[Collection entries]
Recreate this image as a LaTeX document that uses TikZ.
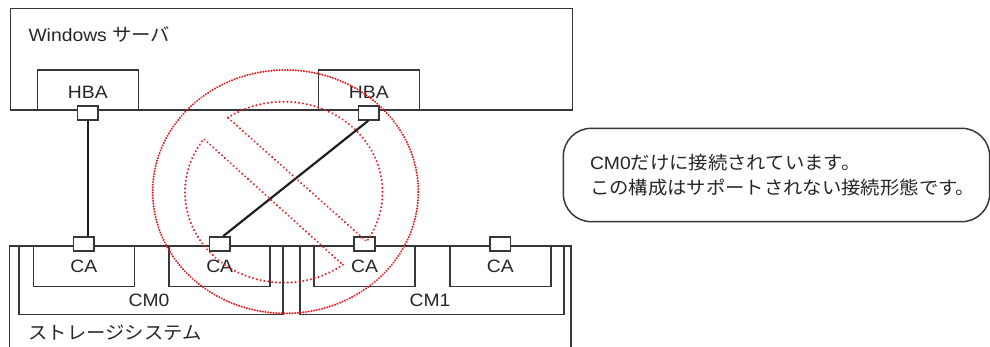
\documentclass[tikz,border=0pt]{standalone}
\usepackage{fontspec}
\setmainfont{Liberation Sans}[FakeStretch=1.08]
\newfontfamily\jp{Noto Sans CJK JP}[Scale=1.02, FakeStretch=1.06]
\usepackage{xcolor}
\definecolor{boxline}{RGB}{55,55,55}
\definecolor{signred}{RGB}{235,30,36}

\begin{document}
\begin{tikzpicture}[
  x=1pt, y=-1pt,
  every node/.style={font=\fontsize{17.9}{25.5}\selectfont, text=black!85},
  unit/.style={rectangle, draw=boxline, line width=1.5pt, inner sep=0pt},
  hba/.style={unit, minimum width=101pt, minimum height=40pt, text height=16.5pt, text depth=0pt},
  ca/.style={unit, minimum width=101pt, minimum height=40.7pt},
  cmbox/.style={unit, minimum width=264pt, minimum height=68.3pt},
  port/.style={unit, fill=white, minimum width=20.7pt, minimum height=14pt},
  cable/.style={line width=2.2pt, black!88},
  ban/.style={draw=signred, line width=2.3pt, line cap=round, dash pattern=on 0.01pt off 2.7pt},
  bandot/.style={ban, dash pattern=on 0.01pt off 3.9pt},
]
\useasboundingbox (0,0) rectangle (990,347);

% server side
\node[unit, minimum width=562pt, minimum height=101.7pt] (server) at (291.5,59.2) {};
\node[anchor=base west, inner sep=0pt] (servername) at (28.3,41.7) {Windows {\jp サーバ}};
\node[hba] (hbaL) at (87.8,90) {HBA};
\node[hba] (hbaR) at (368.8,90) {HBA};

% storage side
\node[unit, minimum width=561.7pt, minimum height=108pt] (storage) at (290.2,300) {};
\node[anchor=west, inner sep=0pt] (storagename) at (28.3,333) {\jp ストレージシステム};
\node[cmbox] (cm0) at (150.9,280.2) {};
\node[cmbox] (cm1) at (432,280.2) {};
\node[inner sep=0pt] (cm0name) at (149,300) {CM0};
\node[inner sep=0pt] (cm1name) at (430,300) {CM1};
\node[ca] (ca1) at (83.8,266.3) {CA};
\node[ca] (ca2) at (219.7,266.3) {CA};
\node[ca] (ca3) at (364.5,266.3) {CA};
\node[ca] (ca4) at (500.3,266.3) {CA};

% cables
\node[port] (hbaportL) at ([yshift=-2.2pt]hbaL.south) {};
\node[port] (hbaportR) at ([yshift=-2.2pt]hbaR.south) {};
\node[port] (caport1) at ([yshift=1.3pt]ca1.north) {};
\node[port] (caport2) at ([yshift=1.3pt]ca2.north) {};
\node[port] (caport3) at ([yshift=1.3pt]ca3.north) {};
\node[port] (caport4) at ([yshift=1.3pt]ca4.north) {};
\draw[cable] (hbaportL.south) -- (hbaportL.south |- caport1.north);
\draw[cable] ([xshift=-0.5pt]hbaportR.south) -- ([xshift=3.5pt]caport2.north);

% note
\node[unit, rounded corners=28pt, minimum width=426.4pt, minimum height=93.4pt,
      text width=373pt, align=left] (note) at (776.5,175)
  {CM0{\jp だけに接続されています。}\\{\jp この構成はサポートされない接続形態です。}};

% prohibition sign
\draw[ban] (285.5,191.7) ellipse [x radius=132.8pt, y radius=121.7pt];
\draw[bandot] plot[domain=-124.5:33, samples=90] ({283.8+98.8*cos(\x)}, {192.2+90.5*sin(\x)}) -- cycle;
\draw[bandot] plot[domain=53.3:216, samples=90] ({283.8+98.8*cos(\x)}, {192.2+90.5*sin(\x)}) -- cycle;
\end{tikzpicture}
\end{document}
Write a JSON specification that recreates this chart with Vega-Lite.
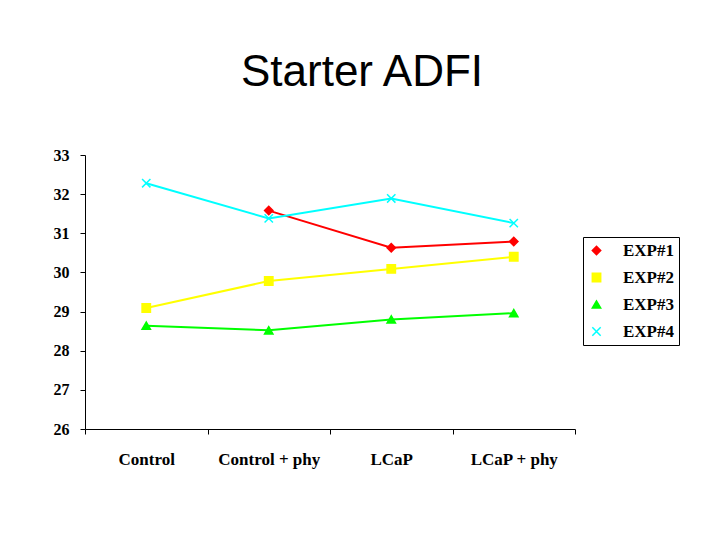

## What you are asked to do
In the entries above, find the lines containing the word "that" and say how many there are, with no other words.

## Written solution
2